Доведенная до умоисступления тем, что ей никак не удавалось вылечить этого невозмутимого, никогда не плачущего младенца, Парвати-Лайла отказывалась разделять мои полные пессимизма теории, зато на лету ловила всякие завиральные советы. Когда одна из самых древних старух в колонии магов наплела ей – как Решам-биби могла бы это сделать, – что болезнь не выйдет прочь, пока ребенок остается немым, Парвати вроде бы согласилась. «Болезнь – это кручина тела, – наставляла она меня. – Ее следует вытрясти вон слезами и стонами». Той ночью она вернулась в лачугу, сжимая в руках небольшой газетный сверток с зеленым порошком, перевязанный светло-розовой ленточкой, и сообщила, что это средство обладает такой силой, что даже камень от него закричит. Когда она дала лекарство ребенку, щечки его раздулись так, будто рот был полон пищи; обычные младенческие звуки, столь долго подавляемые, поднимались к губам, и он яростно сжимал челюсти.

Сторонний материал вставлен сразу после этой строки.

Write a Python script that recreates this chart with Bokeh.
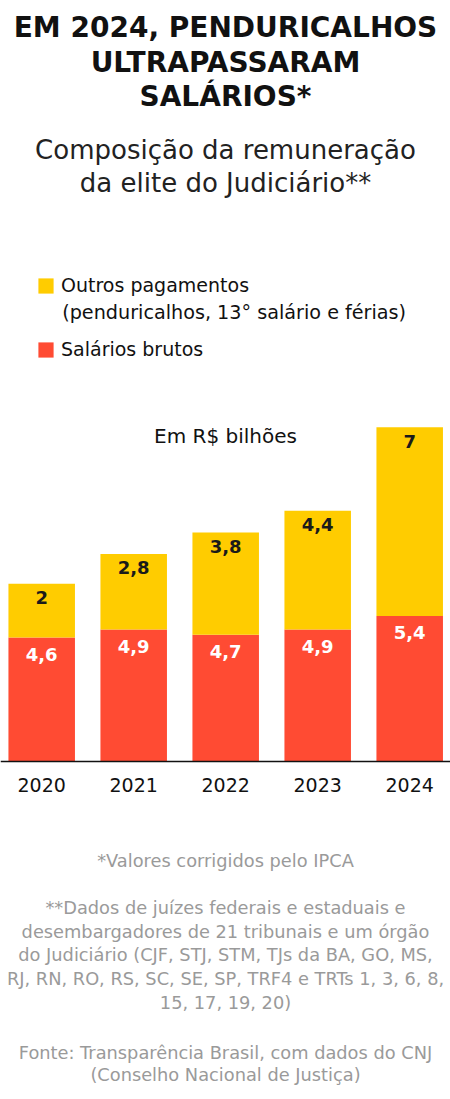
from bokeh.plotting import figure
from bokeh.models import ColumnDataSource, Range1d, Label, Span, Legend, LegendItem
from bokeh.embed import file_html
from bokeh.resources import INLINE
from bokeh.core.properties import value

# ---------------- data ----------------
years = ["2020", "2021", "2022", "2023", "2024"]
salarios = [4.6, 4.9, 4.7, 4.9, 5.4]
outros = [2.0, 2.8, 3.8, 4.4, 7.0]
salarios_lbl = ["4,6", "4,9", "4,7", "4,9", "5,4"]
outros_lbl = ["2", "2,8", "3,8", "4,4", "7"]

title_lines = ["EM 2024, PENDURICALHOS", "ULTRAPASSARAM", "SALÁRIOS*"]
subtitle_lines = ["Composição da remuneração", "da elite do Judiciário**"]
legend_outros = ["Outros pagamentos", "(penduricalhos, 13° salário e férias)"]
legend_sal = "Salários brutos"
unit_label = "Em R$ bilhões"
note_1 = "*Valores corrigidos pelo IPCA"
note_2 = ["**Dados de juízes federais e estaduais e",
          "desembargadores de 21 tribunais e um órgão",
          "do Judiciário (CJF, STJ, STM, TJs da BA, GO, MS,",
          "RJ, RN, RO, RS, SC, SE, SP, TRF4 e TRTs 1, 3, 6, 8,",
          "15, 17, 19, 20)"]
source_lines = ["Fonte: Transparência Brasil, com dados do CNJ",
                "(Conselho Nacional de Justiça)"]

# ---------------- style ----------------
FONT = "DejaVu Sans"
RED = "#FF4B33"
YEL = "#FFCC00"
DARK = "#111111"
GRAY = "#9a9a9a"

W, H = 450, 1099
PX = 26.95      # px per R$ bi
BASE = 338      # baseline, px from bottom of canvas
STEP = 92       # px between bar centres
X0 = 41.2       # px of first bar centre

idx = list(range(len(years)))
totals = [a + b for a, b in zip(salarios, outros)]

src = ColumnDataSource(dict(x=idx, year=years, sal=salarios, out=outros, tot=totals,
                            sl=salarios_lbl, ol=outros_lbl))

p = figure(width=W, height=H, output_backend="svg", toolbar_location=None,
           x_axis_location=None, y_axis_location=None, title=None,
           x_range=Range1d(-X0 / STEP, (W - X0) / STEP),
           y_range=Range1d(-BASE / PX, (H - BASE) / PX),
           min_border=0, outline_line_color=None, background_fill_color="white")
p.grid.visible = False

r_sal = p.vbar(x="x", width=0.723, bottom=0, top="sal", source=src,
               fill_color=RED, line_color=None)
r_out = p.vbar(x="x", width=0.723, bottom="sal", top="tot", source=src,
               fill_color=YEL, line_color=None)

p.text(x="x", y="sal", text="sl", source=src, text_align="center", text_baseline="middle",
       y_offset=17, text_font=value(FONT), text_font_style="bold", text_font_size="18px",
       text_color="white")
p.text(x="x", y="tot", text="ol", source=src, text_align="center", text_baseline="middle",
       y_offset=14, text_font=value(FONT), text_font_style="bold", text_font_size="18px",
       text_color="#1a1a1a")
p.text(x="x", y=0, text="year", source=src, text_align="center", text_baseline="middle",
       y_offset=23.5, text_font=value(FONT), text_font_size="19px", text_color=DARK)

p.add_layout(Span(location=0, dimension="width", line_color="#111111", line_width=1.3))


def lab(text, x, y_top, size, color, style="normal", align="center"):
    # y_top: vertical centre measured from the top of the canvas
    p.add_layout(Label(x=x, y=H - y_top, x_units="screen", y_units="screen", text=text,
                       text_font=FONT, text_font_size=size, text_font_style=style,
                       text_color=color, text_align=align, text_baseline="middle"))


CX = 225
for t, y in zip(title_lines, [27.2, 62, 96.2]):
    lab(t, CX, y, "28px", DARK, "bold")
for t, y in zip(subtitle_lines, [149.7, 182.3]):
    lab(t, CX, y, "26px", "#222222")

legend = Legend(items=[LegendItem(label=legend_outros[0], renderers=[r_out]),
                       LegendItem(label=legend_sal, renderers=[r_sal])],
                location=(36, 739), orientation="vertical",
                glyph_width=19, glyph_height=19, label_height=19, label_width=10,
                spacing=42, padding=0, margin=0, label_standoff=6,
                border_line_color=None, background_fill_alpha=0,
                label_text_font=FONT, label_text_font_size="19px",
                label_text_color=DARK)
p.add_layout(legend)
lab(legend_outros[1], 61.7, 311.5, "19.2px", DARK, align="left")

lab(unit_label, CX, 435, "20px", DARK)

NOTE = "17.8px"
lab(note_1, CX, 859.7, NOTE, GRAY)
for t, y in zip(note_2, [907, 930.7, 954.4, 978, 1001.7]):
    lab(t, CX, y, NOTE, GRAY)
for t, y in zip(source_lines, [1052, 1074.4]):
    lab(t, CX, y, NOTE, GRAY)

open("out.html", "w").write(file_html(p, INLINE))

Стало ясно, что младенец вот-вот задохнется, с такой силой пытался он одолеть, затолкать обратно неудержимо рвущуюся лавину погруженных на дно звуков, которые вызвал на поверхность зеленый порошок; и тут мы поняли, что перед нами – самая непреклонная воля, какую только порождала земля. За час мой сын сделался шафрановым, потом шафраново-зеленым, и наконец зеленым, как трава; я больше не мог это выносить и заорал что есть мочи: «Женщина, если парнишка так хочет оставаться спокойным, мы не должны его за это убивать!» Я взял Адама на руки, стал баюкать и почувствовал, как твердеет крошечное тельце, как колени-локти-шея заполняются сумятицей не нашедших выражения звуков, и в конце концов Парвати сжалилась и приготовила противоядие, истолкла аррорут {275} и ромашку в алюминиевой миске, при этом бормоча вполголоса какие-то странные заклинания. После этого никто уже не пытался заставить Адама Синая сделать что-то, чего он не хотел; мы смотрели, как он борется с туберкулезом, и утешались мыслью, что такая стальная воля уж конечно не допустит, чтобы победила болезнь.

275

* Аррорут – лекарственное растение (из семейства имбирных).

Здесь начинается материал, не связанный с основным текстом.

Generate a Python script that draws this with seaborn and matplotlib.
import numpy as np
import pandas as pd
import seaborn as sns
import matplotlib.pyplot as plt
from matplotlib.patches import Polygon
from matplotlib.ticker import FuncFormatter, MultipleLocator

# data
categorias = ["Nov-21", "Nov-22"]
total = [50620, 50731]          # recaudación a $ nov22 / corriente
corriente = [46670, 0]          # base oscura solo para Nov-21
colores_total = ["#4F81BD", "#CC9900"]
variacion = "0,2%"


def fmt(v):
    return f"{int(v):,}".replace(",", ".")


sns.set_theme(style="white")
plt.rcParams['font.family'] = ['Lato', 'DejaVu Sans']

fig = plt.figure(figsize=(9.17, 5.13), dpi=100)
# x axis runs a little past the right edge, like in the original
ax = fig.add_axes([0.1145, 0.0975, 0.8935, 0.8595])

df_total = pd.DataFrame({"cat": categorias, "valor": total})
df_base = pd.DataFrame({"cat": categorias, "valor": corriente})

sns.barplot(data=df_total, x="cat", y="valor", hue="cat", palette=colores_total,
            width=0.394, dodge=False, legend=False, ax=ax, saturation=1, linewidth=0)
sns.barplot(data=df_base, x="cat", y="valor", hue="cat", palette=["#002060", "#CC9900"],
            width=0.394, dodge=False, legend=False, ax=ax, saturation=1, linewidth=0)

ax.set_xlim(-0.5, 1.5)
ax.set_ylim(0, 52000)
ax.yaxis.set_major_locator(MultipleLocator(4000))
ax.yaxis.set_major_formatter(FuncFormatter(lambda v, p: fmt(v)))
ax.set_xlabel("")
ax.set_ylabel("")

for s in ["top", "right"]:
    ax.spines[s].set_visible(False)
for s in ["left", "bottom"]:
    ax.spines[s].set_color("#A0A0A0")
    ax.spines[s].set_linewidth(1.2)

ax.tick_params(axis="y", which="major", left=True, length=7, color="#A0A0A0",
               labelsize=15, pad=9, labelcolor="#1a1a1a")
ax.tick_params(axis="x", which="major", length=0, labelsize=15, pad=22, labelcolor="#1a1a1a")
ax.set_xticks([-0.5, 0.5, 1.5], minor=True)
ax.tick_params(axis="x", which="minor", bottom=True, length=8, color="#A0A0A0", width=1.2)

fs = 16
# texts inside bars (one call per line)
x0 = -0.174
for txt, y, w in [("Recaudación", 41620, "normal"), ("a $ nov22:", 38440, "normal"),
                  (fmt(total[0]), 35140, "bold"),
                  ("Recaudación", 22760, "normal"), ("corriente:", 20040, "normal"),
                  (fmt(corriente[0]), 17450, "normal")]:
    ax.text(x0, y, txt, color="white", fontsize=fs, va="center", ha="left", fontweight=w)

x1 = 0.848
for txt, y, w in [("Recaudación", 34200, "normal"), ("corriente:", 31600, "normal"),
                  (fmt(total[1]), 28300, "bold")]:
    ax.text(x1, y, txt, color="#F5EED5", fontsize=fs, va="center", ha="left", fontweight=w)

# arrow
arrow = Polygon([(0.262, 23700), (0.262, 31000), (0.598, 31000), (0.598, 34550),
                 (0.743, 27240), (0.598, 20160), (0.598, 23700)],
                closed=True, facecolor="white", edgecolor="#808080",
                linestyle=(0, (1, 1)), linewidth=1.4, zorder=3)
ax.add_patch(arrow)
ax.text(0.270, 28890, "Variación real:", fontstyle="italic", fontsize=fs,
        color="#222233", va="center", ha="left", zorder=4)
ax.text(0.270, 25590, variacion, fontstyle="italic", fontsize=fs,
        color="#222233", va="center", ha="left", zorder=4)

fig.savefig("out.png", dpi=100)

В те последние дни мою жену Парвати, или Лайлу, тоже глодали изнутри прожорливые мошки отчаяния, ибо когда, в уединении нашего ложа, она приходила ко мне, чтобы получить хоть капельку утешения и тепла, я все еще видел, как на ее черты накладывается ужасное, осыпающееся, разваливающееся на части лицо Джамили-Певуньи; и хотя я раскрыл перед Парвати тайну призрака и постарался ее успокоить (судя по тому, в какой упадок пришла ныне страшная маска, она, по-видимому, рассыплется очень скоро), жена моя поведала мне с горечью, что плевательница и война повредили мой рассудок, и что, сдается ей, этому злополучному браку так и не дано осуществиться; мало-помалу, мало-помалу на ее губах стала появляться предвещающая недоброе гримаска печали… но что я мог поделать? Чем я мог облегчить ей жизнь – я, Салем-Сопливец, впавший в нищету, утративший покровительство семьи, избравший (если речь могла идти о каком-то выборе) заработок, предоставляемый обонянием, несколько пайс в день, которые получал, вынюхивая, кто чем пообедал накануне и кто в кого влюблен; чем я мог утешить ее, когда и меня уже сжала холодная рука непомерно растянувшейся полуночи, когда и я уже учуял носившийся в воздухе запах конца?